Sheriff candidates Brown, Mayfield speak at Kiwanis
Published 12:00 am Friday, November 13, 2009
NATCHEZ — Candidates Ray Brown and Chuck Mayfield said they both have the leadership ability needed to be your next sheriff.
The men spoke briefly to the Natchez Trace Kiwanis Club Thursday, explaining the experience and platforms.
Ray Brown
Brown said he’s prepared to assume administrative responsibilities in the Adams County Sheriff’s Office and develop a great team around him.
“I don’t have all the expertise, but (the job) allows me to hire people — like Chuck and other candidates — to fill the positions,” Brown said. “I’ll have a team of people I can respect that will come to the rescue. I feel I can administer.”
Brown said he wanted to focus on educating children and the community in order to reduce crime.
“The dark side we need to look at in our community is our children,” Brown said. “It will take us as a community to come together and find out what the problem is that we have.”
Brown said hip-hop lyrics are contributing to gang violence in the community and encouraged adults to listen to the music.
He also said prescription drugs have eclipsed marijuana and other drugs and that stopping drugs as they come into Adams County was key.
“Let’s build a fort around us and keep the perimeter safe,” he said. “Industry will come in when they feel they are safe.”

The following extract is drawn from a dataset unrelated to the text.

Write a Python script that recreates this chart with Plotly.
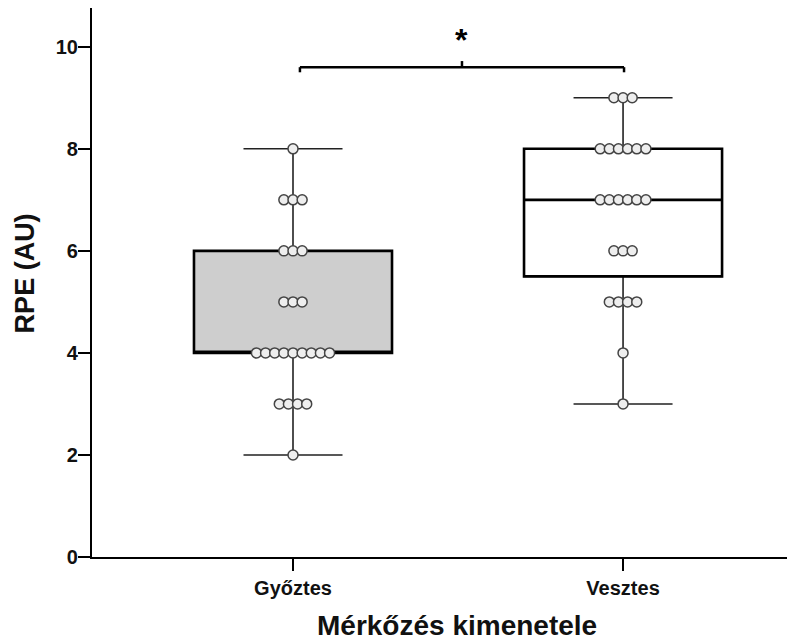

Brown also said he would like to create a penal farm to lower the sheriff’s office budget. Inmates would be responsible for farming a section of land, and the food they grow would feed the inmates. Extra produce could be sold to the community.
Brown said he wants to employ the best officers for the job and would review everyone at the office now.
“I’m not going to say there aren’t going to be any changes,” he said. “Me myself at the sheriff’s office would be a change. We’ll go through and do interviews.”
Chuck Mayfield
Mayfield said his experience in law enforcement has well prepared him for the job of sheriff.
Mayfield started at the ACSO by working in the jail and learning to manage prisoners. Then he moved to patrol and worked the night shift. Later he became and investigator, working robberies, burglaries and homicides. Finally, the sheriff asked him to lead the newly formed Metro Narcotics unit.
After leaving the sheriff’s office, Mayfield went to work for the Adams County Youth Court and youth drug court.
“I’m in awe of this office of sheriff,” he said. “It’s a very important job and it’s not easy. I worked in the office for 25 years, I know what it’s like to be sheriff.”
Mayfield said he has no intention of “cleaning house” if elected sheriff, and respects the deputies currently at the ACSO.
“They are looking for leadership and experience and for someone to call at 2 in the morning,” he said. “I will try to lead by example and not put the officers in any situation I wouldn’t put myself in.”
Mayfield said during his time at Metro Narcotics seized money and property went back into the office budget, funding their work in part.
“The taxpayers weren’t funding the war on drugs, the drug dealers were,” he said.
“The goal was to go after the main drug dealers.”
If elected, Mayfield wants to create an intelligence unit focused on gangs.
Mayfield said he will also focus on protecting the elderly, children and animals, and was particularly proud of his work in the 1980s to bust a dog-fighting ring. The bust led to the arrest of 17 people, the realization that dog fighting was a misdemeanor in Mississippi and the eventual change in state law to make it a felony.